If you post a choice, then realize it's taken, make another post with a new choice. I'll always take the last choice prior to updating the chart.


----------



## jeff (Dec 16, 2018)

This post reserved for additional information & mug photo.


----------



## jeff (Dec 16, 2018)

As the designer of the 2019 logo, [profile]Terredax[/profile] got first pick for his number and selected 16.


----------



## socdad (Dec 16, 2018)

I would like #68 …


----------



## Scott (Dec 16, 2018)

#2 please!

Scott.


----------



## Sylvanite (Dec 16, 2018)

149


----------



## LouCee (Dec 16, 2018)

Jeff, I would like number 114 please. Thank you!


----------



## stonepecker (Dec 16, 2018)

Jeff...….I would like #15


----------



## renichols (Dec 16, 2018)

Morning Jeff I would like #21 again this year. 
Thanks.


----------



## Grampy122 (Dec 16, 2018)

*Mug number*

I would like #122 please.

  Thank you
      Gordie


----------



## JDennis (Dec 16, 2018)

I would like 62


Sent from my iPhone using Penturners.org mobile app


----------



## Dalecamino (Dec 16, 2018)

88 please!


----------



## Thud 54963 (Dec 16, 2018)

31 please


Sent from my iPad using Penturners.org mobile app


----------



## MDWine (Dec 16, 2018)

53 for me please


----------



## Jim15 (Dec 16, 2018)

I'd like #148 please.


----------



## mark james (Dec 16, 2018)

84 please


----------



## its_virgil (Dec 16, 2018)

I will  buy my age: 70
Thanks again,
Do a good turn daily!
Don


----------



## skiprat (Dec 16, 2018)

Number 3 for me please:biggrin:I
Thanks


----------



## jeff (Dec 16, 2018)

Here's the latest:


----------



## Brian G (Dec 16, 2018)

#22, please.


----------



## Cwalker935 (Dec 16, 2018)

57 please


----------



## gtriever (Dec 16, 2018)

Number 18 for me, please.


----------



## jttheclockman (Dec 16, 2018)

I see my 18 just got taken so I would like 81 Thank you.


----------



## Scissortail Pens (Dec 16, 2018)

82 Please


----------



## Dieseldoc (Dec 16, 2018)

Jeff:

I would like 80 for me. my birthday next year is 80 young and still turning.
Cheers

Charlie
akadieseldoc


----------



## Mike8850 (Dec 16, 2018)

No. 76 please.
Mike


----------



## Brian in Burlington (Dec 16, 2018)

Hi Jeff ... can I have 24 please .... Thanx 

  Brian


----------



## ed4copies (Dec 16, 2018)

I'd like 69 again, as long as 70 is taken.  Thanks, Jeff!!


----------



## wizard (Dec 16, 2018)

Jeff, 

Could I please reserve 77 if available.
Thank you! 

Doc


----------



## TonyL (Dec 16, 2018)

125 please, but would be happy with any number.

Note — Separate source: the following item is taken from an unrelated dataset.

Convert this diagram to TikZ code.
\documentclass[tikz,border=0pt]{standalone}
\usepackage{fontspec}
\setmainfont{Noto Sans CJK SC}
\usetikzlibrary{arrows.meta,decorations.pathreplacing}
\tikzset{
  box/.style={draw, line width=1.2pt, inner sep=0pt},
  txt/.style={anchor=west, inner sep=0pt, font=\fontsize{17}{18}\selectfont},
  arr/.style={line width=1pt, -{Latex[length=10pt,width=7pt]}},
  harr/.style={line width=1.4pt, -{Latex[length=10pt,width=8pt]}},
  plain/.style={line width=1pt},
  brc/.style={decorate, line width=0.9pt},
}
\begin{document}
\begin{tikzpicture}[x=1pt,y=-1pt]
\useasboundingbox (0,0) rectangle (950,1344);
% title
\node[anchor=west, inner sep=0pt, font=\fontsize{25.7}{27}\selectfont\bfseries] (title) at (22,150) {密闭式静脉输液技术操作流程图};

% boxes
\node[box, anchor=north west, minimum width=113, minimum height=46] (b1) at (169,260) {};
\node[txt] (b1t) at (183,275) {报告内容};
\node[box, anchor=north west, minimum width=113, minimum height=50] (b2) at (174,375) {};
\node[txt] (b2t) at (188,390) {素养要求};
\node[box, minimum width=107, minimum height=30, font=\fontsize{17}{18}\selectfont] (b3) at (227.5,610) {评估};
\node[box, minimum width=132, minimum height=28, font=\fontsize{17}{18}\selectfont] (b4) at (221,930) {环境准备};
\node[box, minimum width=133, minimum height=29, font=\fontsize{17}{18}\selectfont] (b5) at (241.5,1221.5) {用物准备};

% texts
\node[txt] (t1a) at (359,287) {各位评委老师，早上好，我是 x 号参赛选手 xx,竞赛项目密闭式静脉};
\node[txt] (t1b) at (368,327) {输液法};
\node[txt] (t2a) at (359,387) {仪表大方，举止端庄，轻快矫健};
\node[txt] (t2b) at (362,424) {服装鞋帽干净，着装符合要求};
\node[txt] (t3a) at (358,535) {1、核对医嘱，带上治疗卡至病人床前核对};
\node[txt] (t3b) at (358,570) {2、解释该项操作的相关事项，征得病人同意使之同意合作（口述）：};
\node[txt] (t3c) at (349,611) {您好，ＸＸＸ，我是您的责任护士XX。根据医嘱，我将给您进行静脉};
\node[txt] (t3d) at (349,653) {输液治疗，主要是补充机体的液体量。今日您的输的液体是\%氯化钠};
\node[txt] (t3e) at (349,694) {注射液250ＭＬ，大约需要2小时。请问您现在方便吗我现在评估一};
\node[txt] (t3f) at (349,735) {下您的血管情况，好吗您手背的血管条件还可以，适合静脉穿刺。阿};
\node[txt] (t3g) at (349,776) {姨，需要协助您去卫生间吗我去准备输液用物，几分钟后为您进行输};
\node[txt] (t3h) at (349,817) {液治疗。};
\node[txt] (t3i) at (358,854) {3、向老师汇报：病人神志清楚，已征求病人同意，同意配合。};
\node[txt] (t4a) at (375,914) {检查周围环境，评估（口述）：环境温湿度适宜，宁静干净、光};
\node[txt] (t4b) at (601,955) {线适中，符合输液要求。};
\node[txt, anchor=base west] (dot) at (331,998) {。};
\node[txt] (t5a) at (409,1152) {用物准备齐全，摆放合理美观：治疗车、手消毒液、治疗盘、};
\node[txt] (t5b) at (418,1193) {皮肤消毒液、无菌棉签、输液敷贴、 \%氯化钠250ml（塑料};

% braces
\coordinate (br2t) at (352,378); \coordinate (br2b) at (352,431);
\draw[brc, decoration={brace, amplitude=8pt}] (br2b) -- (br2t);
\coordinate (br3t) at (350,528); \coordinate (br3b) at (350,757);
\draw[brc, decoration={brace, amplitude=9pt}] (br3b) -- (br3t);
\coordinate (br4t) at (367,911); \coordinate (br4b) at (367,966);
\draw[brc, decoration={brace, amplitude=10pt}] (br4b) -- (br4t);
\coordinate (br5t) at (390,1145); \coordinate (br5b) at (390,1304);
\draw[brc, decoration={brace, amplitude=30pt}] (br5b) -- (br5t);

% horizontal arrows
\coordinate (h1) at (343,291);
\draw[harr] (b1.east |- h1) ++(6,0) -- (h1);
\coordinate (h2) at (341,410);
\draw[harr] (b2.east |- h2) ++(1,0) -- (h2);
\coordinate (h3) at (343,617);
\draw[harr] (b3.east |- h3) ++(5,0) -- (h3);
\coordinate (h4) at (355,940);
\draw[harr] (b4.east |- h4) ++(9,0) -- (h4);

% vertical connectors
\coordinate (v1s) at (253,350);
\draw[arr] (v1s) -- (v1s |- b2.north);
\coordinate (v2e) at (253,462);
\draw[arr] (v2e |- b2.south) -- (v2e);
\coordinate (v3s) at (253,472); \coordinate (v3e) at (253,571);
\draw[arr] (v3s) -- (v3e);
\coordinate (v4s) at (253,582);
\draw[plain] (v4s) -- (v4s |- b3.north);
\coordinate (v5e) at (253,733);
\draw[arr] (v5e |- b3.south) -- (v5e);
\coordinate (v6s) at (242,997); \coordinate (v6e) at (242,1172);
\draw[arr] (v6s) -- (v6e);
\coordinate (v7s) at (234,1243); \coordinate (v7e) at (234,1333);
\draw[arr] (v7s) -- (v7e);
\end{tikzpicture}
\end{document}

Thank you Jeff.


----------



## MRDucks2 (Dec 16, 2018)

I would like #66 again this year, Jeff. Thanks


Sent from my iPhone using Penturners.org mobile app


----------



## flyitfast (Dec 16, 2018)

Jeff, I would like number 79 this year.  

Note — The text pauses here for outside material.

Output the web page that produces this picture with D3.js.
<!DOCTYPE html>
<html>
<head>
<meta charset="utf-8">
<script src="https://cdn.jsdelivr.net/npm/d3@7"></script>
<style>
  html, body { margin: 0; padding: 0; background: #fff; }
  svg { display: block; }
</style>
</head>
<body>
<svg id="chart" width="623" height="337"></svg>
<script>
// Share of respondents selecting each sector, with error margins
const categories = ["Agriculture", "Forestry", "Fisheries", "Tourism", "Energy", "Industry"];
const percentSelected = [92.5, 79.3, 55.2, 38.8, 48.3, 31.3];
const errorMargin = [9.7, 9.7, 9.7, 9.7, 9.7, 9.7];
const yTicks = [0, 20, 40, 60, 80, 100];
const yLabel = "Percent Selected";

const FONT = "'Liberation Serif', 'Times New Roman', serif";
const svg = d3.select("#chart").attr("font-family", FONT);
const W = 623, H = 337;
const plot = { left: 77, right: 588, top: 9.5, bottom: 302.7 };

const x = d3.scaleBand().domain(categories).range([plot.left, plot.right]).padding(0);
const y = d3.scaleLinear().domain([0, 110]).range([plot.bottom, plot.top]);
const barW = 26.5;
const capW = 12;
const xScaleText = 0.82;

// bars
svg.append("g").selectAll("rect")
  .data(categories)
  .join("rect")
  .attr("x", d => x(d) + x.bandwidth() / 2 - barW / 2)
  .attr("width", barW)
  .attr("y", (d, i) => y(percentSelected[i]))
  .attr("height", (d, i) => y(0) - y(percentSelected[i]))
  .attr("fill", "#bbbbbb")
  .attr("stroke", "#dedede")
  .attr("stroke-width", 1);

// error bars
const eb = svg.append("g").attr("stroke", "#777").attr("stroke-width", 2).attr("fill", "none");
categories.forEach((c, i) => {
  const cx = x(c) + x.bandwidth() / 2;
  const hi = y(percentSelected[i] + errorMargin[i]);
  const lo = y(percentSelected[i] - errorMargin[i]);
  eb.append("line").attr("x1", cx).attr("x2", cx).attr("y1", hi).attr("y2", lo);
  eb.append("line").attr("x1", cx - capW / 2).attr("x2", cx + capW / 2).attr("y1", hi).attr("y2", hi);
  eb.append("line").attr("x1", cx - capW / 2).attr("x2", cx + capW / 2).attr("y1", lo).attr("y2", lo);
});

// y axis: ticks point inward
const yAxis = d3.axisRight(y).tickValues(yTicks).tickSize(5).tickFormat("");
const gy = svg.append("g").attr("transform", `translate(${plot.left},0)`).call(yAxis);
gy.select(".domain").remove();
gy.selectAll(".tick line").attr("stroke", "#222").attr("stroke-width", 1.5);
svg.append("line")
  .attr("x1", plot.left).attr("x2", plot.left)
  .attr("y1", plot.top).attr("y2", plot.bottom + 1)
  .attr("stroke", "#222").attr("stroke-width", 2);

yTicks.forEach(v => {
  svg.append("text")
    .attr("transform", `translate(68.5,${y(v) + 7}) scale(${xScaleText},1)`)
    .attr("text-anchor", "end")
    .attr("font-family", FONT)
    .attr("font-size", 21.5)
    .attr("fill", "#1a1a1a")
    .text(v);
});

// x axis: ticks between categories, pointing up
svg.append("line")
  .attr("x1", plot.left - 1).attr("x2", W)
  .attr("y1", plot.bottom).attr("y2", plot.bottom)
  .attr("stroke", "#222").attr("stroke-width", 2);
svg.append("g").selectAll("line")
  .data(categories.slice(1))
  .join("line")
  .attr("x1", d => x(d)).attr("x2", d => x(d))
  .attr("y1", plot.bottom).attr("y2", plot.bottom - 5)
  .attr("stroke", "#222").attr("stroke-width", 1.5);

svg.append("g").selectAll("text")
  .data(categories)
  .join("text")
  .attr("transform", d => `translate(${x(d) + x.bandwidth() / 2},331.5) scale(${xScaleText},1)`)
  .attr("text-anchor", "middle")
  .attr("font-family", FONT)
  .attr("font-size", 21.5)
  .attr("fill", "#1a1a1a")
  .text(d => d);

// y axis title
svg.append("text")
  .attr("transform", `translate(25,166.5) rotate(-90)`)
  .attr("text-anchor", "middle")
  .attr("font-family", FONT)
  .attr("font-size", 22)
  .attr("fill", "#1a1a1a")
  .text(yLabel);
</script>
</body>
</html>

Thanks for doing this again this year.
Gordon  (flyitfast)


----------



## Xel (Dec 16, 2018)

Lucky 7, please.  Thank you!


----------



## acmaclaren (Dec 16, 2018)

I'd like #10.


----------



## mbroberg (Dec 16, 2018)

I'd like #34 please.


----------



## gemizer5396 (Dec 16, 2018)

#71 please


Thanks


----------



## markgum (Dec 16, 2018)

Hi Jeff;  

I would like #100 Please.
thanks 

mark


----------



## allmaclean (Dec 16, 2018)

Hi Jeff,

#55 for me please if still available, otherwise any.

Thanks,

Allan


----------



## leehljp (Dec 16, 2018)

# 8 for me - Hank


----------



## wolf creek knives (Dec 16, 2018)

Jeff, I would like 74 please.


----------



## taz442 (Dec 16, 2018)

I would like #14.

Thx


----------



## elkhorn (Dec 16, 2018)

129, please, Jeff.


----------



## Dick Mahany (Dec 16, 2018)

I'd like #99 if available.
Thanks, Dick


----------



## edman2 (Dec 16, 2018)

Jeff, put me down for #28!


----------



## BRobbins629 (Dec 16, 2018)

29 please


----------



## gimpy (Dec 16, 2018)

#61 please


----------



## Monty (Dec 16, 2018)

67 for me.


----------



## CREID (Dec 16, 2018)

I would like number 13, thanks


----------



## KLJ (Dec 16, 2018)

I take 45 but if that is not available anything will be fine. Thanks


----------



## hilltopper46 (Dec 16, 2018)

No. 46

Thanks


----------



## JohnU (Dec 16, 2018)

Well,  every number I would pick has been taken and this has a pretty good following so ... I’ll take any number I can get if it guarantees me getting a mug.  Thanks for putting in the extra work Jeff!


----------



## Chris Labedz (Dec 16, 2018)

Jeff
I would like #10 Thank you


Sent from my iPad using Penturners.org mobile app


----------



## allunn (Dec 16, 2018)

Hi Jeff 
I'd like #13 please. 
Tony


----------



## jeff (Dec 16, 2018)

JohnU said:


> Well,  every number I would pick has been taken and this has a pretty good following so ... I’ll take any number I can get if it guarantees me getting a mug.  Thanks for putting in the extra work Jeff!



John

Your member number is 4815 so I put you down for 48. :biggrin:


----------



## danom (Dec 16, 2018)

Hey Jeff; would like 73
thks
Dave


----------



## jeff (Dec 16, 2018)

allunn said:


> Hi Jeff
> I'd like #13 please.
> Tony



Already claimed in post 48.


----------



## jeff (Dec 16, 2018)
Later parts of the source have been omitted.